十多年过去,他写的东西越来越少。一个地道的故意盎然的琴人出现在我们的视线。
他像是班超,身背琴,腰挎剑,上马杀敌,下马抚琴。
于是我们明白,他所说的回归泥土的生活,是选择做一个琴人。
那么琴人和泥土有什么关系?
他说,古人抚琴,是“以通神明之德,合天地之和”。
神明是什么?就是你的智慧,天地之和是什么?就是万物和谐共处,各从其欲,皆得所愿。古人创造了延续五千年的中华文明,尚且在“合天地之和”。我们现在这个样子,有什么理由不去追寻“天地之和”?
他用一个故事来说明“天地之和”。
有一年他在农村老家,夜坐听雨。先是蛙声蝉鸣,后狂风骤雨,雷电交加,一片树叶吹落下来,他竟听得清晰如履。他说这就是“天地之和“。大自然的声音亿万种余,每个都不一样,却相互不打扰,再细微的声音都听得清清楚楚,这就是“和”,不同而和,和而不同。城市里的声音为什么听不清楚?不和,不自然,不自然的东西越多,越不和。不和是不利于人类生活的。
而这种“和”,似乎只有在有泥土的地方才能感受到了。
那么他为什么还要留在城市?并且开始传琴?
他说,泥土就在脚下,只不过被钢筋水泥覆盖了。一个人躲起来,终会无处可躲。琴是大自然的微缩,他想让更多的人感受这种“和”。每个人都是一粒种子,他要尽自己的力让种子生根发芽。
曾听他说一梦:数年前梦于一大湖上鼓琴,水波潋滟,琴声缭绕;悬于水面一二丈高,不知寒暑,不觉困倦,只觉清清爽爽,缥缥缈缈,如饮甘露,如食月华。此梦持续数日,是以记之甚牢,甚而一直记得此曲的曲调。
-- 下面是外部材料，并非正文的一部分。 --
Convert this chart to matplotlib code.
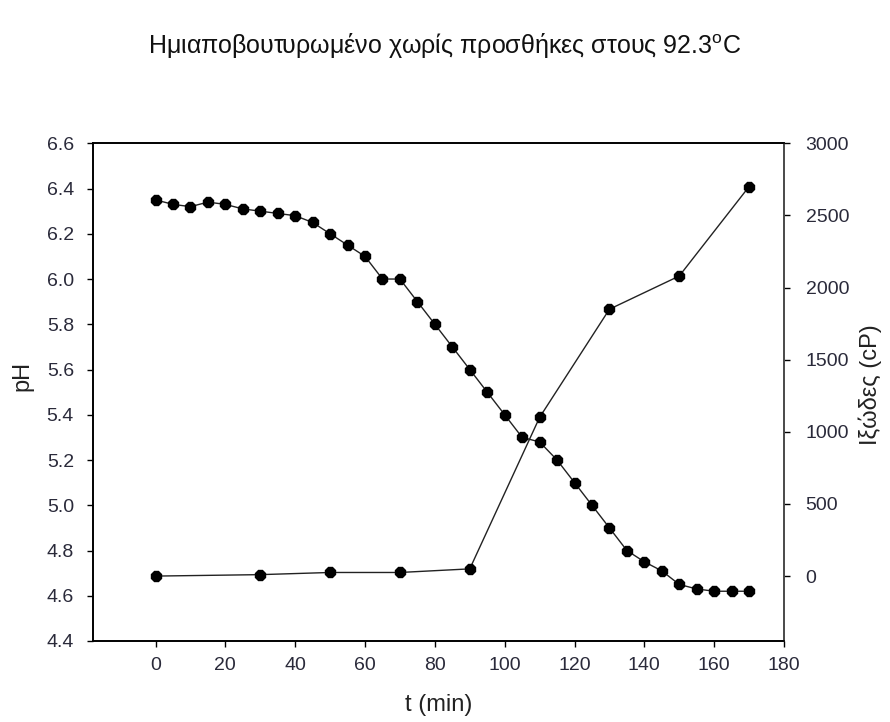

也许正是基于这样的慨叹,他执意要将“古琴”回到真正的“古之琴”。
这不是一件容易的事,但这是他的事。
或许,也是我们大家的。
“七弦为益友,两耳是知音;心静声即淡,其间无古今。”
当我们进入那古雅、沉静、幽微、邈远之音,也许只需一两声,就找到了内心的清净与喜悦,身心呈现静好之美。
这说明,我们对灵性与智慧的需求从来就没有停止过。
徐庄于上世纪九十年代定居新疆,现在已是个地地道道的新疆人了。据史,琴从未传入过新疆,近年才有现代钢弦古琴。徐庄及同道能将丝弦琴引入新疆,无疑对中华优秀传统文化在新疆的扎根有着积极的启蒙作用。
徐庄简介:
琴人。曾是作家、企业家、政府文化顾问。安徽砀山人,祖籍安徽歙州,现居新疆。好古,多年研学儒释道,有所悟而志于琴。曾习古琴家吴兆基先生之《吴门琴谱》,后师承汪铎先生(号林屋山人、采真缦士)学习丝弦琴道,习操《丝桐讲习》。以琴为道器,传承传统丝弦琴道,修身理性、反其天真。教学法度严谨,倡导求本溯源,回归古琴本来面目。著有后现代长篇泥土小说《二十四气》,中短篇小说集《十法界》。